The world is full of grueling, unusual sports. For Instance, Britain has the Cooper's Hill Cheese Roll, which Time describes as an annual race in which "stalwart athletes [chase] eight-pound rounds of double Gloucester cheese down a ridiculously steep hill." That sounds hill-arious until you realize people frequently suffer serious injuries in the process. During Afghanistan's national pastime, Buzkashi, it's not cheese that rolls but rather heads. NPR likens Buzkashi to polo; only instead of whacking a ball on horseback, men jockey for control over a decapitated goat carcass for hours. But if you're looking for an intense sport that isn't too cheesy and won't get your goat, then World Chase Tag is it. 

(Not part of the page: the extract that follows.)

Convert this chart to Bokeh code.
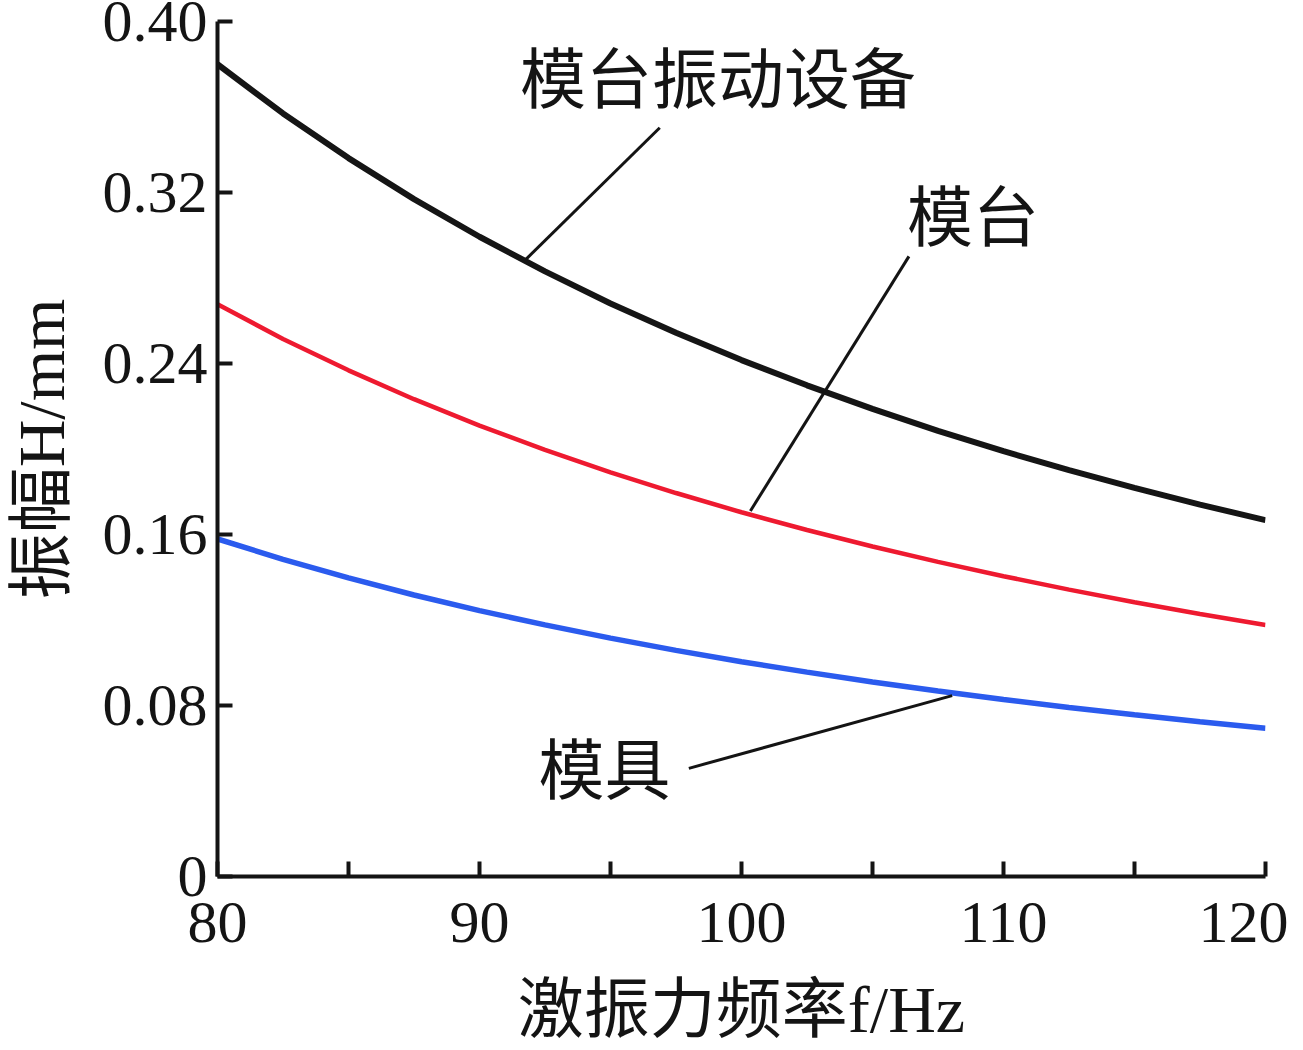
from bokeh.plotting import figure
from bokeh.models import Range1d, FixedTicker
from bokeh.embed import file_html
from bokeh.resources import INLINE
from bokeh.core.properties import value

# ---- data ----
freq = [80.0, 82.5, 85.0, 87.5, 90.0, 92.5, 95.0, 97.5, 100.0,
        102.5, 105.0, 107.5, 110.0, 112.5, 115.0, 117.5, 120.0]
amp_system = [0.3800, 0.3570, 0.3361, 0.3169, 0.2993, 0.2831, 0.2681, 0.2544, 0.2416,
              0.2298, 0.2188, 0.2085, 0.1990, 0.1901, 0.1818, 0.1740, 0.1667]   # 模台振动设备
amp_table = [0.2677, 0.2515, 0.2368, 0.2233, 0.2109, 0.1996, 0.1891, 0.1794, 0.1704,
             0.1621, 0.1544, 0.1472, 0.1405, 0.1342, 0.1283, 0.1228, 0.1177]    # 模台
amp_mold = [0.1579, 0.1484, 0.1397, 0.1317, 0.1244, 0.1177, 0.1115, 0.1058, 0.1005,
            0.0956, 0.0910, 0.0868, 0.0828, 0.0791, 0.0757, 0.0724, 0.0694]     # 模具

x_ticks = [80, 85, 90, 95, 100, 105, 110, 115, 120]
x_tick_labels = ["80", "", "90", "", "100", "", "110", "", "120"]
y_ticks = [0.0, 0.08, 0.16, 0.24, 0.32, 0.40]
y_tick_labels = ["0", "0.08", "0.16", "0.24", "0.32", "0.40"]

x_title = "激振力频率f/Hz"
y_title = "振幅H/mm"

ann_text = ["模台振动设备", "模台", "模具"]
ann_x = [99.10, 108.84, 94.77]
ann_y = [0.3755, 0.3107, 0.0523]
lead_x0 = [96.88, 106.39, 97.99]
lead_y0 = [0.3503, 0.2901, 0.0506]
lead_x1 = [91.76, 100.34, 108.04]
lead_y1 = [0.2886, 0.1710, 0.0846]

# ---- styles ----
INK = "#141414"
NUM_FONT = "Liberation Serif"
MIX_FONT = "'Liberation Serif', 'Noto Sans CJK SC'"
CJK_FONT = "Noto Sans CJK SC"
NUM_SIZE = "60px"
NBSP = "\u00a0"

p = figure(width=1303, height=1050,
           x_range=Range1d(80, 120), y_range=Range1d(0, 0.40),
           output_backend="svg", toolbar_location=None,
           min_border_left=217, min_border_right=38,
           min_border_top=21, min_border_bottom=174)
p.xgrid.visible = False
p.ygrid.visible = False
p.outline_line_color = None
p.background_fill_color = "white"
p.border_fill_color = "white"

for ax in (p.xaxis[0], p.yaxis[0]):
    ax.axis_line_width = 4
    ax.axis_line_color = INK
    ax.major_tick_in = 15
    ax.major_tick_out = 0
    ax.major_tick_line_width = 4
    ax.major_tick_line_color = INK
    ax.minor_tick_line_color = None
    ax.major_label_text_font = NUM_FONT
    ax.major_label_text_font_size = NUM_SIZE
    ax.major_label_text_color = INK
    ax.axis_label_text_font = MIX_FONT
    ax.axis_label_text_font_size = "66px"
    ax.axis_label_text_font_style = "normal"
    ax.axis_label_text_color = INK

p.xaxis[0].ticker = FixedTicker(ticks=x_ticks)
p.yaxis[0].ticker = FixedTicker(ticks=y_ticks)
p.xaxis[0].major_label_standoff = 12
p.yaxis[0].major_label_standoff = 10

x_over = {float(t): lab for t, lab in zip(x_ticks, x_tick_labels)}
# the last label sits slightly left of its tick in the reference (keeps it on the page)
x_over[float(x_ticks[-1])] = x_tick_labels[-1] + NBSP
p.xaxis[0].major_label_overrides = x_over
p.yaxis[0].major_label_overrides = {float(t): lab for t, lab in zip(y_ticks, y_tick_labels)}

p.xaxis[0].axis_label = x_title
p.yaxis[0].axis_label = y_title
p.xaxis[0].axis_label_standoff = 15
p.yaxis[0].axis_label_standoff = 22

# curves
p.line(freq, amp_system, line_color="#151515", line_width=6)
p.line(freq, amp_table, line_color="#ee1a30", line_width=4.5)
p.line(freq, amp_mold, line_color="#2b5bee", line_width=5.5)

# leader lines and annotation texts
p.segment(x0=lead_x0, y0=lead_y0, x1=lead_x1, y1=lead_y1, line_color=INK, line_width=3)
p.text(x=ann_x, y=ann_y, text=ann_text, text_font=value(CJK_FONT), text_font_size="66px",
       text_align="center", text_baseline="middle", text_color=INK)

open("out.html", "w").write(file_html(p, INLINE))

Many Americans recognize Tag as a game for kids, and not the kind that grow up to be headless goats. But nobody kids around when playing World Chase Tag. Its intensity level is through the roof, and a simple slip-up could reasonably make a grown-up cry like a baby.

You can't spell 'chase' without 'aches'

According to Newsweek, World Chase Tag originated in England. Back in 2009, Christian and Damien Devaux were gardening at their home when they decided to play tag with obstacles such as benches and bins. They patented their extreme Tag makeover in 2014. The game's popularity grew by leaps and bounds, attracting parkour fans who now leap and bound over bench-like barriers during organized competitions. 

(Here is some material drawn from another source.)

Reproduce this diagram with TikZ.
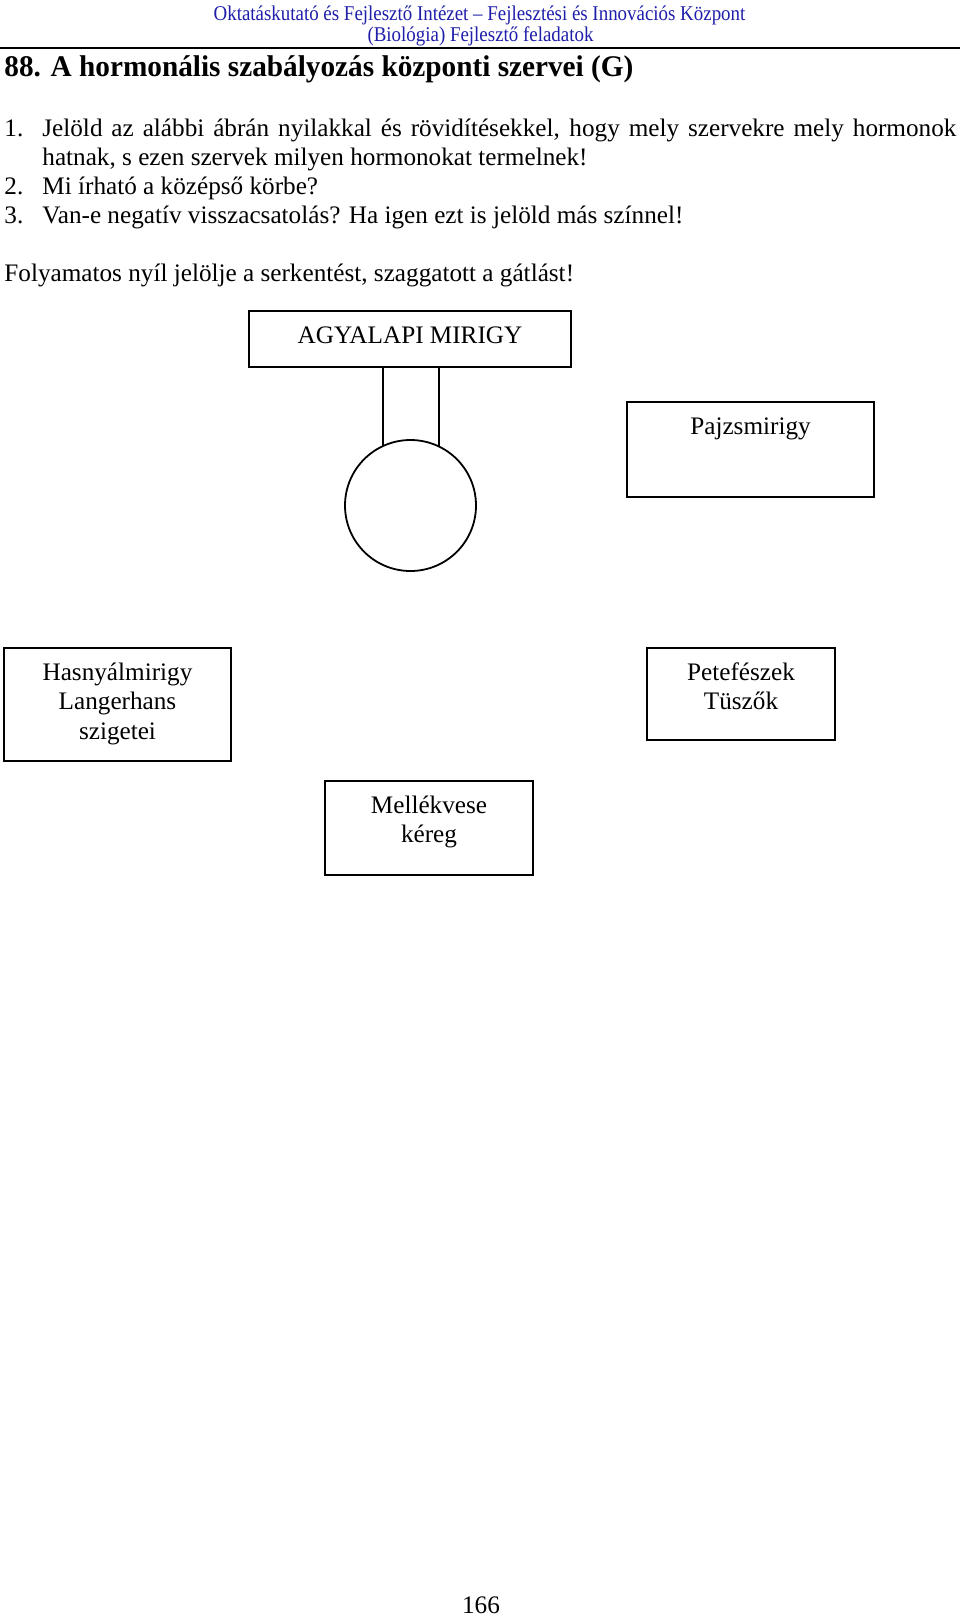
\documentclass[tikz,border=0pt]{standalone}
\usepackage{fontspec}
\setmainfont{Liberation Serif}
\usepackage{graphicx}
\usepackage{tikz}
\usetikzlibrary{positioning}
\definecolor{headblue}{RGB}{30,30,170}

\begin{document}
\begin{tikzpicture}[
        x=0.5pt, y=-0.5pt,
        font=\fontsize{12.6}{14.75}\selectfont,
        box/.style={
            draw,
            line width=0.9pt,
            inner sep=0pt,
            outer sep=0pt
        },
        boxText/.style={
            anchor=base,
            align=center,
            inner sep=0pt
        },
        qText/.style={
            anchor=base west,
            inner sep=0pt
        },
        headText/.style={
            anchor=base,
            inner sep=0pt,
            text=headblue,
            font=\fontsize{10.5}{12}\selectfont
        }
    ]
        \useasboundingbox (0,0) rectangle (960,1618);

        % ---- Header ----
        \node[headText] (head1) at (479.5,20) {\resizebox{265.8pt}{\height}{Oktatáskutató és Fejlesztő Intézet – Fejlesztési és Innovációs Központ}};
        \node[headText] (head2) at (480.5,41) {\resizebox{113pt}{\height}{(Biológia) Fejlesztő feladatok}};
        \draw[line width=1pt] (0,47.8) -- (960,47.8);

        \node[qText, font=\bfseries\fontsize{15}{17}\selectfont] (title) at (4,76) {\resizebox{314.5pt}{\height}{88. A hormonális szabályozás központi szervei (G)}};

        % ---- Questions ----
        \node[qText] (n1) at (4,136) {1.};
        \node[qText] (q1a) at (42,136) {\makebox[457pt][s]{Jelöld az alábbi ábrán nyilakkal és rövidítésekkel, hogy mely szervekre mely hormonok}};
        \node[qText] (q1b) at (42,165) {hatnak, s ezen szervek milyen hormonokat termelnek!};
        \node[qText] (n2) at (4,194) {2.};
        \node[qText] (q2) at (42,194) {Mi írható a középső körbe?};
        \node[qText] (n3) at (4,223) {3.};
        \node[qText] (q3) at (42,223) {Van-e negatív visszacsatolás? Ha igen ezt is jelöld más színnel!};
        \node[qText] (note) at (4,281) {Folyamatos nyíl jelölje a serkentést, szaggatott a gátlást!};

        % ---- Organs ----
        \node[box, minimum width=161pt, minimum height=28pt] (agy) at (410,339) {};
        \node[boxText] (agyText) at ([yshift=-16pt]agy.north) {AGYALAPI MIRIGY};

        \node[box, circle, minimum size=65.5pt] (kor) at (410.5,505.5) {};
        \draw[line width=0.9pt] (kor.115.4) -- (kor.115.4 |- agy.south);
        \draw[line width=0.9pt] (kor.64.6) -- (kor.64.6 |- agy.south);

        \node[box, minimum width=123.5pt, minimum height=47.5pt] (pajzs) at (750.5,449.5) {};
        \node[boxText] (pajzsText) at ([yshift=-16pt]pajzs.north) {Pajzsmirigy};

        % base of a multi-line label is its last line
        \node[box, minimum width=113.5pt, minimum height=56.5pt] (hasny) at (117.5,704.5) {};
        \node[boxText] (hasnyText) at ([yshift=-45.5pt]hasny.north) {Hasnyálmirigy\\Langerhans\\szigetei};

        \node[box, minimum width=94pt, minimum height=46pt] (pete) at (741,694) {};
        \node[boxText] (peteText) at ([yshift=-30.75pt]pete.north) {Petefészek\\Tüszők};

        \node[box, minimum width=104pt, minimum height=47pt] (mell) at (429,828) {};
        \node[boxText] (mellText) at ([yshift=-30.75pt]mell.north) {Mellékvese\\kéreg};

        % ---- Page number ----
        \node[boxText] (page) at (481,1613) {166};

    \end{tikzpicture}
\end{document}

World Chase Tag competitions consist of rapid rounds that last 20 seconds each. The chase is contained in an arena with clearly defined boundaries and stepping out counts as getting tagged. There are no tag-backs. Contests come in four formats: " team chase off, multiplayer, singles chase off and winner stays on." The team format entails two groups of up to six people competing between 2 and 16 times, depending on their agreed-upon number of sets. Points are only awarded for tags that occur within the 20-second time limit. Singles chase offs are a one-on-one version of that competition.

If you've seen the athletes in action, then you know that this sport isn't for the faint of heart or flabby of stomach. Participants are a lot like Apollo Creed: lightning fast and hard to catch. They swiftly zip under, over and around multi-level platforms, narrowly avoiding horrific mishaps as the audience watches with the wince-worthy excitement. The game takes nimbleness, stamina, strategy, and strength. If you can master all those things and excel at parkour, then World Chase Tag should be child's play.